Starting this 2003 tax year, transport employees — and owner-operators who incorporate naming themselves as an employee — will be allowed to use the rate of $15 per meal (up from $11) up to a maximum of $45 a day when claiming meal deductions of 50 per cent on their tax return. As well, truckers travelling and incurring meal expenses in the United States may now use the rate of US$15 per meal up to a maximum of US$45 per day, converted to Canadian dollars. The Income Tax act permits employees to deduct 50 per cent of either the flat rate or actual costs, which can be claimed with meal receipts. Employees can only claim meal expenses if they are not reimbursed for any part of the amounts deducted.

“It’s a victory for hundreds of thousands of hard working truck drivers,” said David Bradley, CEO of the Canadian Trucking Alliance, which has been pushing CCRA to make the change to the receipt-free limit. However, Bradley is concerned that still only 50 percent of meal costs can be deducted in Canada, whereas in the U.S. the original level of 80 per cent is being phased in.

Some drivers have been battling CCRA over the meal tax deduction rate for years.
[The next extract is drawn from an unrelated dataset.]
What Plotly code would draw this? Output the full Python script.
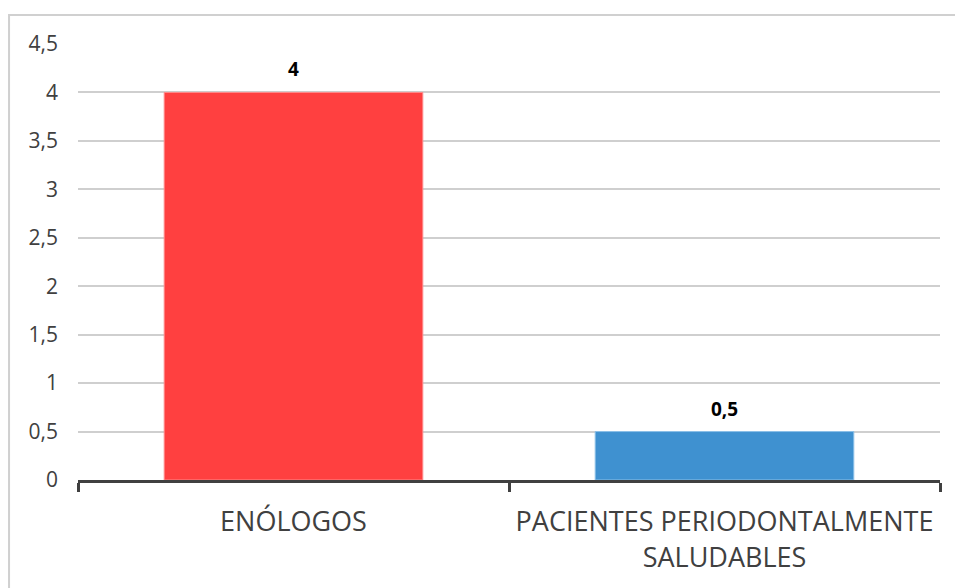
import plotly.graph_objects as go

categories = ["ENÓLOGOS", "PACIENTES PERIODONTALMENTE<br>SALUDABLES"]
values = [4, 0.5]
value_labels = ["4", "0,5"]
bar_colors = ["#FF4040", "#3F91D0"]
edge_colors = ["#FF8A8A", "#8CC0E8"]
y_ticks = [0, 0.5, 1, 1.5, 2, 2.5, 3, 3.5, 4, 4.5]
y_tick_text = ["0", "0,5", "1", "1,5", "2", "2,5", "3", "3,5", "4", "4,5"]

fig = go.Figure()
fig.add_trace(go.Bar(
    x=categories,
    y=values,
    width=0.6,
    marker=dict(color=bar_colors, line=dict(color=edge_colors, width=1)),
    hoverinfo="skip",
))

for cat, val, lab in zip(categories, values, value_labels):
    fig.add_annotation(
        x=cat, y=val, text=f"<b>{lab}</b>", showarrow=False,
        yshift=23, font=dict(family="Open Sans", size=19, color="#000000"),
    )

# outer chart frame
fig.add_shape(
    type="rect", xref="paper", yref="paper",
    x0=-0.080, y0=-0.35, x1=1.08, y1=1.0665,
    line=dict(color="#D0D0D0", width=2), fillcolor="rgba(0,0,0,0)", layer="below",
)

fig.update_layout(
    width=955, height=588,
    margin=dict(l=78, r=15, t=44, b=108),
    paper_bgcolor="white", plot_bgcolor="white",
    showlegend=False,
    bargap=0.4,
    xaxis=dict(
        type="category",
        showline=True, linecolor="#404040", linewidth=3,
        ticks="outside", tickson="boundaries", ticklen=9, tickwidth=3, tickcolor="#404040",
        tickfont=dict(family="Open Sans", size=27, color="#404040"),
        ticklabelstandoff=16,
        showgrid=False,
    ),
    yaxis=dict(
        range=[0, 4.5],
        tickvals=y_ticks, ticktext=y_tick_text,
        tickfont=dict(family="Open Sans", size=21, color="#404040"),
        showgrid=True, gridcolor="#CFCFCF", gridwidth=1.5,
        zeroline=False, showline=False, ticks="",
        ticklabelstandoff=19,
    ),
)

fig.write_html("out.html")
The issue heated up after Today’s Trucking’s sister publication highwaySTAR broke the story of Don Wilkinson in 2001. Wilkinson is a Manitoba truck driver who challenged the amount the CCRA allowed transport workers to deduct for meals using CCRA’s “simplified” calculation method, which required drivers to keep a travel record but not receipts for each meal. He took the CCRA to court, arguing the $33 a day the government allowed wasn’t reasonable for his profession. A judge agreed, granting Wilkinson’s claim of $40 per day minus 50 per cent.

The judge’s decision didn’t establish exactly what is “reasonable” for truck drivers to claim under the simplified method. It only stated that, in Wilkinson’s case, $33 a day was insufficient and the $40 Wilkinson suggested was more appropriate.

After the story broke, dozens of truck drivers repeated the same challenge. However, because the case wasn’t precedent setting, drivers were welcomed to make a similar argument, but had to present each case individually before the court.

Chris Bennett of TFS Group, a Waterloo, Ont.-based firm that specializes in accounting for small trucking companies and owner-operators, believes the change was simply a bone thrown to drivers to keep mounting challenges at bay, adding there are still many problems — especially the 50 per cent deductible limit — that need fixing.

“It’s a finger in the dike, when the hole’s as big as your hand,” Bennett, who has challenged the government on behalf drivers on the meal tax issue for years, told Today’s Trucking. “It doesn’t really change much. Forty-five (a day) doesn’t even come close to approaching, for example, what government employees get as federal civil servants. So it’s nice, thank you very much. But it’s too little too late. The 50 per cent thing is still a joke.”